━━━ Dataset content ━━━

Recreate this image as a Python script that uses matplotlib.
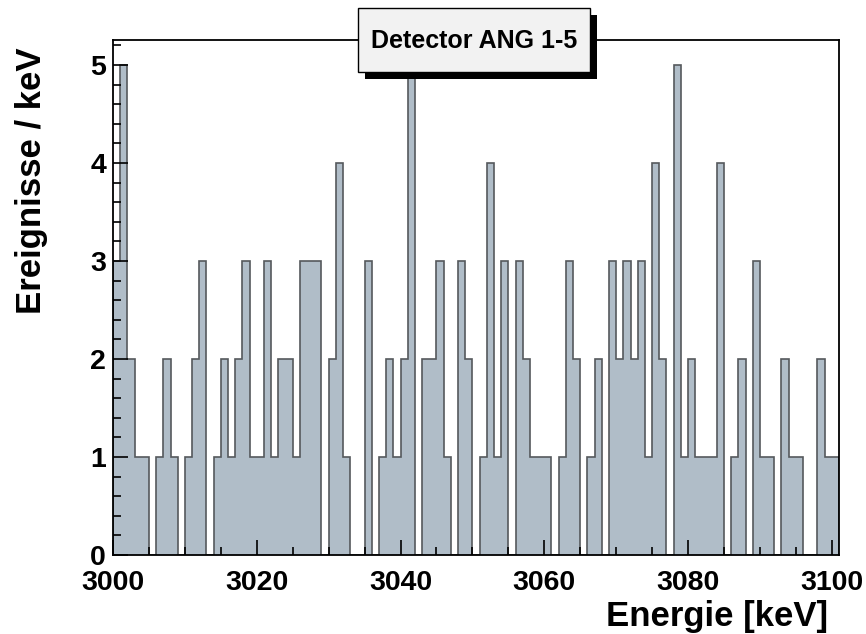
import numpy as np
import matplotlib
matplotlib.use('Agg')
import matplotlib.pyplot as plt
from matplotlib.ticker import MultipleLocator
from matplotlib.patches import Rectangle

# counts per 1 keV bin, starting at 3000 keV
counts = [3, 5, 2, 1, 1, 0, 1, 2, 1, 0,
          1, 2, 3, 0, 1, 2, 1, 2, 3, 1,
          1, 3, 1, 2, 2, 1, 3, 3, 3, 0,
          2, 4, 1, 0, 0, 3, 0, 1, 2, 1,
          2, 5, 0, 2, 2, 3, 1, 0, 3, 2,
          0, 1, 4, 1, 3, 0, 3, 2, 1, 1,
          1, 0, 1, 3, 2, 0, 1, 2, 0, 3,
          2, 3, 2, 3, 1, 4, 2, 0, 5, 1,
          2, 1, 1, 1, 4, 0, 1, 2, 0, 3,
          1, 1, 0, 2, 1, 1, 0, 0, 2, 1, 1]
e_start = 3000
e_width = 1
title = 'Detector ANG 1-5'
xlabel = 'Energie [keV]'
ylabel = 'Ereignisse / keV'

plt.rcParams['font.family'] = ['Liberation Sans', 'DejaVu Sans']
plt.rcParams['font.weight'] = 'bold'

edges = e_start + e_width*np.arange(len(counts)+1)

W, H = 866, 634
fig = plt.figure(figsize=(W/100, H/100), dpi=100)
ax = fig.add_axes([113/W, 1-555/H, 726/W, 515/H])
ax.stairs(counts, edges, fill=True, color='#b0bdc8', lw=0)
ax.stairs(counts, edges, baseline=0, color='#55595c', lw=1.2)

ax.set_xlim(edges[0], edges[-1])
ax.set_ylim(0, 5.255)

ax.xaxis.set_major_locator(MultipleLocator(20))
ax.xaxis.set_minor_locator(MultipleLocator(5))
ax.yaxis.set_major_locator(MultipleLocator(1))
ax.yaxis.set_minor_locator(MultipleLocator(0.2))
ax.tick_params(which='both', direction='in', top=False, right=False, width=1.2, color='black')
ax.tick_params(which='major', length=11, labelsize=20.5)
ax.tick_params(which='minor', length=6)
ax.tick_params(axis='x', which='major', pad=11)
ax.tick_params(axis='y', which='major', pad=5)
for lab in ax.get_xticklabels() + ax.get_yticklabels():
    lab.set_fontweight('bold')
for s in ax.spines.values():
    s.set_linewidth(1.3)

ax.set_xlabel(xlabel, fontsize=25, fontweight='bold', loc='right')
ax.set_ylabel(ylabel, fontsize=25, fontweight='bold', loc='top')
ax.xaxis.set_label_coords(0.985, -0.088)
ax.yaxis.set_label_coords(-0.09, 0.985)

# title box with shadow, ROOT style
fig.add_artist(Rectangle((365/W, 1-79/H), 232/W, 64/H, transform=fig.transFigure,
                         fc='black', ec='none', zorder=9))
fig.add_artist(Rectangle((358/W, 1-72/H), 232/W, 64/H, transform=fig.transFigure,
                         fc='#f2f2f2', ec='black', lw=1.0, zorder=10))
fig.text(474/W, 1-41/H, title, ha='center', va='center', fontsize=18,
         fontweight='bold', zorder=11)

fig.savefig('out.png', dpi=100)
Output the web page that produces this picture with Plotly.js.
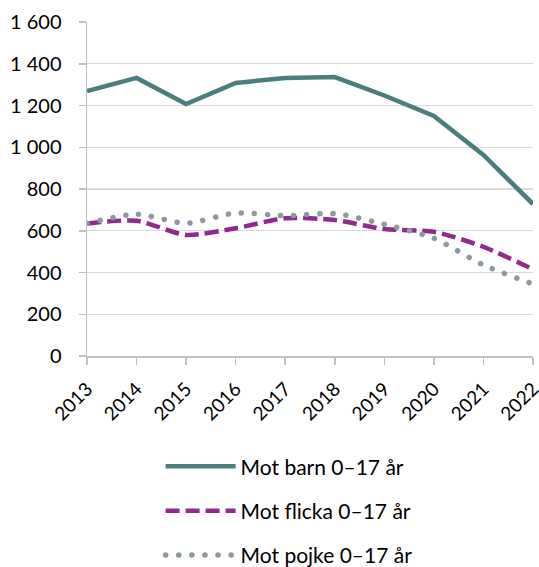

━━━

Direction: Produce an exact copy of each line of data, skipping embedded images.

Task answer:
Recreate this image as a Python script that uses matplotlib.
import numpy as np
import matplotlib
matplotlib.use('Agg')
import matplotlib.pyplot as plt
from matplotlib.ticker import MultipleLocator
from matplotlib.patches import Rectangle

# counts per 1 keV bin, starting at 3000 keV
counts = [3, 5, 2, 1, 1, 0, 1, 2, 1, 0,
          1, 2, 3, 0, 1, 2, 1, 2, 3, 1,
          1, 3, 1, 2, 2, 1, 3, 3, 3, 0,
          2, 4, 1, 0, 0, 3, 0, 1, 2, 1,
          2, 5, 0, 2, 2, 3, 1, 0, 3, 2,
          0, 1, 4, 1, 3, 0, 3, 2, 1, 1,
          1, 0, 1, 3, 2, 0, 1, 2, 0, 3,
          2, 3, 2, 3, 1, 4, 2, 0, 5, 1,
          2, 1, 1, 1, 4, 0, 1, 2, 0, 3,
          1, 1, 0, 2, 1, 1, 0, 0, 2, 1, 1]
e_start = 3000
e_width = 1
title = 'Detector ANG 1-5'
xlabel = 'Energie [keV]'
ylabel = 'Ereignisse / keV'

plt.rcParams['font.family'] = ['Liberation Sans', 'DejaVu Sans']
plt.rcParams['font.weight'] = 'bold'

edges = e_start + e_width*np.arange(len(counts)+1)

W, H = 866, 634
fig = plt.figure(figsize=(W/100, H/100), dpi=100)
ax = fig.add_axes([113/W, 1-555/H, 726/W, 515/H])
ax.stairs(counts, edges, fill=True, color='#b0bdc8', lw=0)
ax.stairs(counts, edges, baseline=0, color='#55595c', lw=1.2)

ax.set_xlim(edges[0], edges[-1])
ax.set_ylim(0, 5.255)

ax.xaxis.set_major_locator(MultipleLocator(20))
ax.xaxis.set_minor_locator(MultipleLocator(5))
ax.yaxis.set_major_locator(MultipleLocator(1))
ax.yaxis.set_minor_locator(MultipleLocator(0.2))
ax.tick_params(which='both', direction='in', top=False, right=False, width=1.2, color='black')
ax.tick_params(which='major', length=11, labelsize=20.5)
ax.tick_params(which='minor', length=6)
ax.tick_params(axis='x', which='major', pad=11)
ax.tick_params(axis='y', which='major', pad=5)
for lab in ax.get_xticklabels() + ax.get_yticklabels():
    lab.set_fontweight('bold')
for s in ax.spines.values():
    s.set_linewidth(1.3)

ax.set_xlabel(xlabel, fontsize=25, fontweight='bold', loc='right')
ax.set_ylabel(ylabel, fontsize=25, fontweight='bold', loc='top')
ax.xaxis.set_label_coords(0.985, -0.088)
ax.yaxis.set_label_coords(-0.09, 0.985)

# title box with shadow, ROOT style
fig.add_artist(Rectangle((365/W, 1-79/H), 232/W, 64/H, transform=fig.transFigure,
                         fc='black', ec='none', zorder=9))
fig.add_artist(Rectangle((358/W, 1-72/H), 232/W, 64/H, transform=fig.transFigure,
                         fc='#f2f2f2', ec='black', lw=1.0, zorder=10))
fig.text(474/W, 1-41/H, title, ha='center', va='center', fontsize=18,
         fontweight='bold', zorder=11)

fig.savefig('out.png', dpi=100)
Output the web page that produces this picture with Plotly.js.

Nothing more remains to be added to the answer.